__What to produce__.
All of the data should be repeated exactly; pictures are not part of the copy.

__Supplied data__.
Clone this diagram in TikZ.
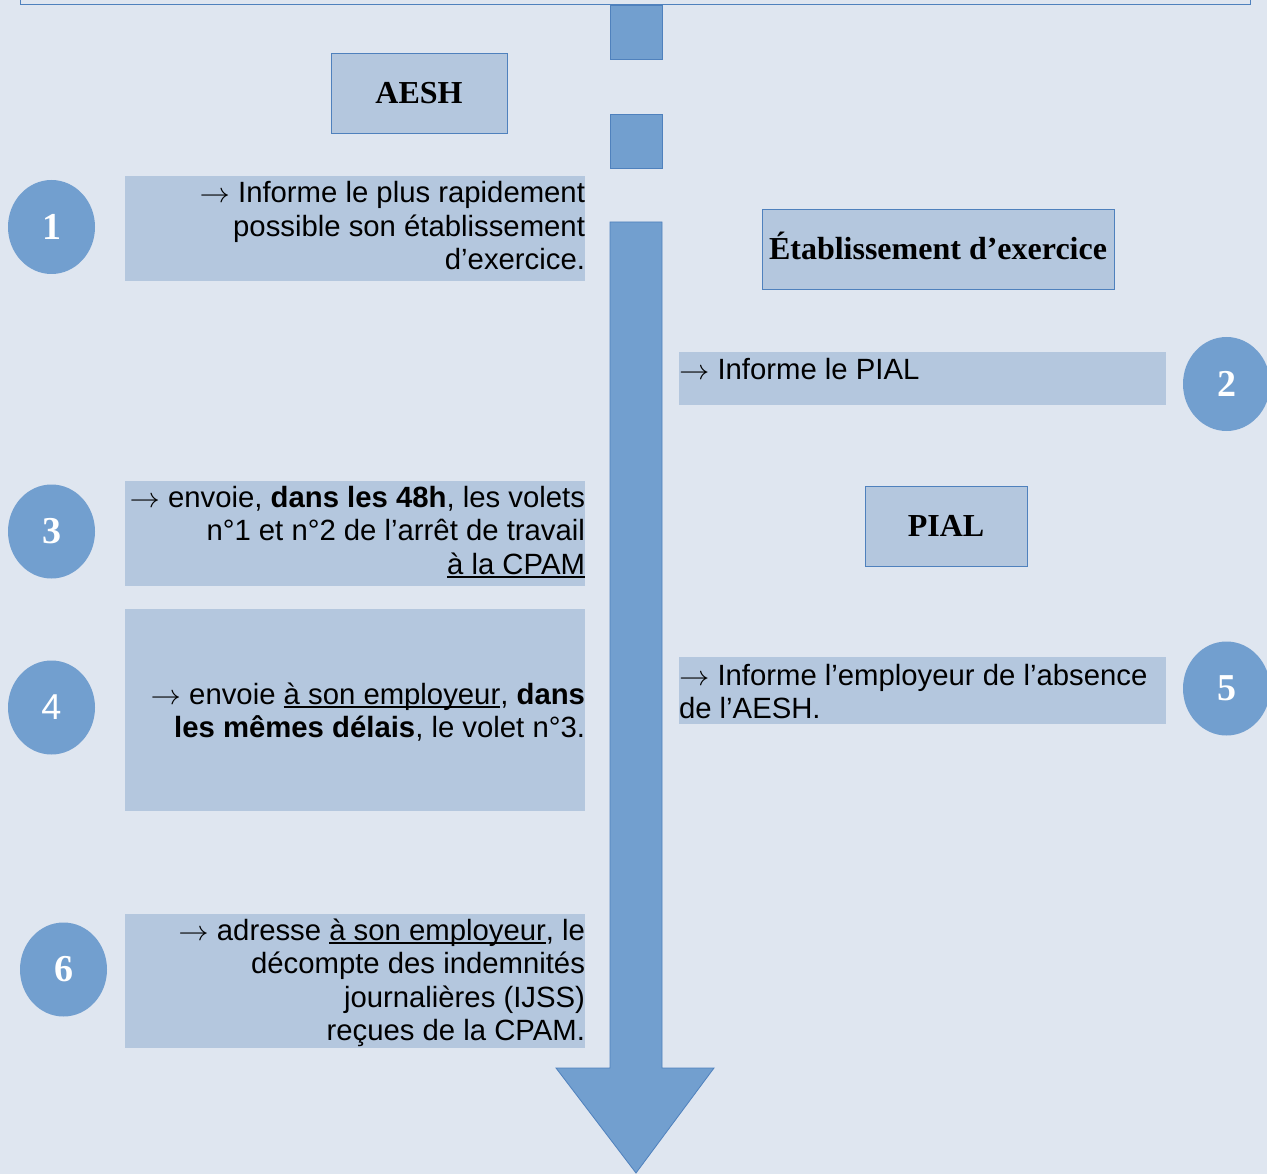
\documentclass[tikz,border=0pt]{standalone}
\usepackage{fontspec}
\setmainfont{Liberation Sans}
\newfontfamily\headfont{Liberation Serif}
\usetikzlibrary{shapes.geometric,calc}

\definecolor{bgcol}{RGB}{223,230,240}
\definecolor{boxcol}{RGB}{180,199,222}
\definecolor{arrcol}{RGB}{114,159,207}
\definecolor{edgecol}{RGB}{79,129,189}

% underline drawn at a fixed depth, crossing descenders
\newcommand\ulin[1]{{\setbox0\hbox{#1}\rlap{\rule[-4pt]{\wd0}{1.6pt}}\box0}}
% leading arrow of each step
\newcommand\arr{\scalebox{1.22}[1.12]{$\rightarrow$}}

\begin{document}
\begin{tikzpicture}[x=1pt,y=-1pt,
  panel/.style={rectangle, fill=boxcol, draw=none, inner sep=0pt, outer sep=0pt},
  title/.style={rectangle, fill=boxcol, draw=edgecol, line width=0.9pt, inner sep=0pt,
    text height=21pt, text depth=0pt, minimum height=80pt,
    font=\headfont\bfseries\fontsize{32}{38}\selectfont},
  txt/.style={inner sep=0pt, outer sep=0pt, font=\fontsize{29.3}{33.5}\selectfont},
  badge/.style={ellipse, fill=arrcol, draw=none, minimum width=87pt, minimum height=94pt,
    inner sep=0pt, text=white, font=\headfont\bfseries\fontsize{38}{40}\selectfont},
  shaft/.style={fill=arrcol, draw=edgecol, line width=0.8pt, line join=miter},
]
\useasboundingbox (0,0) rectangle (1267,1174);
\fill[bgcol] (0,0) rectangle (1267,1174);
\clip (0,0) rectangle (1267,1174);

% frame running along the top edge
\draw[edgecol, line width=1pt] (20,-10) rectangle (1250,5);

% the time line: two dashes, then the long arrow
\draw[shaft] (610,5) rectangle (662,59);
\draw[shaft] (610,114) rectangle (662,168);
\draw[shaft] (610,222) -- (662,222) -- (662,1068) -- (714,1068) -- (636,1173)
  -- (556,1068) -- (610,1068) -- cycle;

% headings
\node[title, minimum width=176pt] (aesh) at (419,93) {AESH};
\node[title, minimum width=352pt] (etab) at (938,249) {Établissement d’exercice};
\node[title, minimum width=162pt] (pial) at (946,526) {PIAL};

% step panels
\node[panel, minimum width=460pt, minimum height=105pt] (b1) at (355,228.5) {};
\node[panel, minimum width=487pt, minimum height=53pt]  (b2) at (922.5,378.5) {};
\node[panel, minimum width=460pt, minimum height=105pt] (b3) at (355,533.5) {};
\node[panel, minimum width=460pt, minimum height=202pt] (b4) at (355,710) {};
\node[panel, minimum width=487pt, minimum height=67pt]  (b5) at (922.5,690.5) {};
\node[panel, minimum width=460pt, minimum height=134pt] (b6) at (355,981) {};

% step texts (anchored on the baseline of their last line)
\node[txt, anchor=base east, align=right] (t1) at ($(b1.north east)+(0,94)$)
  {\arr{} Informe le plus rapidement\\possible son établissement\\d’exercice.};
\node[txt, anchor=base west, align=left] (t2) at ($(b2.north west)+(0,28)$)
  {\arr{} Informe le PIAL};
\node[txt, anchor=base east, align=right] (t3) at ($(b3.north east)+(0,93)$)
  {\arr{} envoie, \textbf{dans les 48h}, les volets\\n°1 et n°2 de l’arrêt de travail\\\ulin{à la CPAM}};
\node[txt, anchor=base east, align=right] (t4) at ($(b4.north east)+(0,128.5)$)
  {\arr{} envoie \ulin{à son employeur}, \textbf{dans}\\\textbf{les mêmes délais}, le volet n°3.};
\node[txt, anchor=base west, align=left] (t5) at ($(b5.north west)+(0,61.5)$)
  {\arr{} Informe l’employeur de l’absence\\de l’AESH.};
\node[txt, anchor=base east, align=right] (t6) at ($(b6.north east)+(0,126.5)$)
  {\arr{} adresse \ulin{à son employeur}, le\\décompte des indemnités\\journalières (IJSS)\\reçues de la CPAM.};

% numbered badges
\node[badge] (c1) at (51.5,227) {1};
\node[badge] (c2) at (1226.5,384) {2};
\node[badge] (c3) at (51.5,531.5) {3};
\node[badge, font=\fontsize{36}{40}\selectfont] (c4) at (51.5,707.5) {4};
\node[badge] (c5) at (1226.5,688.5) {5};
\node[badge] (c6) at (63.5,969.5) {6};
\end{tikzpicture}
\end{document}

__Answer to the exercise__.
Clone this diagram in TikZ.
\documentclass[tikz,border=0pt]{standalone}
\usepackage{fontspec}
\setmainfont{Liberation Sans}
\newfontfamily\headfont{Liberation Serif}
\usetikzlibrary{shapes.geometric,calc}

\definecolor{bgcol}{RGB}{223,230,240}
\definecolor{boxcol}{RGB}{180,199,222}
\definecolor{arrcol}{RGB}{114,159,207}
\definecolor{edgecol}{RGB}{79,129,189}

% underline drawn at a fixed depth, crossing descenders
\newcommand\ulin[1]{{\setbox0\hbox{#1}\rlap{\rule[-4pt]{\wd0}{1.6pt}}\box0}}
% leading arrow of each step
\newcommand\arr{\scalebox{1.22}[1.12]{$\rightarrow$}}

\begin{document}
\begin{tikzpicture}[x=1pt,y=-1pt,
  panel/.style={rectangle, fill=boxcol, draw=none, inner sep=0pt, outer sep=0pt},
  title/.style={rectangle, fill=boxcol, draw=edgecol, line width=0.9pt, inner sep=0pt,
    text height=21pt, text depth=0pt, minimum height=80pt,
    font=\headfont\bfseries\fontsize{32}{38}\selectfont},
  txt/.style={inner sep=0pt, outer sep=0pt, font=\fontsize{29.3}{33.5}\selectfont},
  badge/.style={ellipse, fill=arrcol, draw=none, minimum width=87pt, minimum height=94pt,
    inner sep=0pt, text=white, font=\headfont\bfseries\fontsize{38}{40}\selectfont},
  shaft/.style={fill=arrcol, draw=edgecol, line width=0.8pt, line join=miter},
]
\useasboundingbox (0,0) rectangle (1267,1174);
\fill[bgcol] (0,0) rectangle (1267,1174);
\clip (0,0) rectangle (1267,1174);

% frame running along the top edge
\draw[edgecol, line width=1pt] (20,-10) rectangle (1250,5);

% the time line: two dashes, then the long arrow
\draw[shaft] (610,5) rectangle (662,59);
\draw[shaft] (610,114) rectangle (662,168);
\draw[shaft] (610,222) -- (662,222) -- (662,1068) -- (714,1068) -- (636,1173)
  -- (556,1068) -- (610,1068) -- cycle;

% headings
\node[title, minimum width=176pt] (aesh) at (419,93) {AESH};
\node[title, minimum width=352pt] (etab) at (938,249) {Établissement d’exercice};
\node[title, minimum width=162pt] (pial) at (946,526) {PIAL};

% step panels
\node[panel, minimum width=460pt, minimum height=105pt] (b1) at (355,228.5) {};
\node[panel, minimum width=487pt, minimum height=53pt]  (b2) at (922.5,378.5) {};
\node[panel, minimum width=460pt, minimum height=105pt] (b3) at (355,533.5) {};
\node[panel, minimum width=460pt, minimum height=202pt] (b4) at (355,710) {};
\node[panel, minimum width=487pt, minimum height=67pt]  (b5) at (922.5,690.5) {};
\node[panel, minimum width=460pt, minimum height=134pt] (b6) at (355,981) {};

% step texts (anchored on the baseline of their last line)
\node[txt, anchor=base east, align=right] (t1) at ($(b1.north east)+(0,94)$)
  {\arr{} Informe le plus rapidement\\possible son établissement\\d’exercice.};
\node[txt, anchor=base west, align=left] (t2) at ($(b2.north west)+(0,28)$)
  {\arr{} Informe le PIAL};
\node[txt, anchor=base east, align=right] (t3) at ($(b3.north east)+(0,93)$)
  {\arr{} envoie, \textbf{dans les 48h}, les volets\\n°1 et n°2 de l’arrêt de travail\\\ulin{à la CPAM}};
\node[txt, anchor=base east, align=right] (t4) at ($(b4.north east)+(0,128.5)$)
  {\arr{} envoie \ulin{à son employeur}, \textbf{dans}\\\textbf{les mêmes délais}, le volet n°3.};
\node[txt, anchor=base west, align=left] (t5) at ($(b5.north west)+(0,61.5)$)
  {\arr{} Informe l’employeur de l’absence\\de l’AESH.};
\node[txt, anchor=base east, align=right] (t6) at ($(b6.north east)+(0,126.5)$)
  {\arr{} adresse \ulin{à son employeur}, le\\décompte des indemnités\\journalières (IJSS)\\reçues de la CPAM.};

% numbered badges
\node[badge] (c1) at (51.5,227) {1};
\node[badge] (c2) at (1226.5,384) {2};
\node[badge] (c3) at (51.5,531.5) {3};
\node[badge, font=\fontsize{36}{40}\selectfont] (c4) at (51.5,707.5) {4};
\node[badge] (c5) at (1226.5,688.5) {5};
\node[badge] (c6) at (63.5,969.5) {6};
\end{tikzpicture}
\end{document}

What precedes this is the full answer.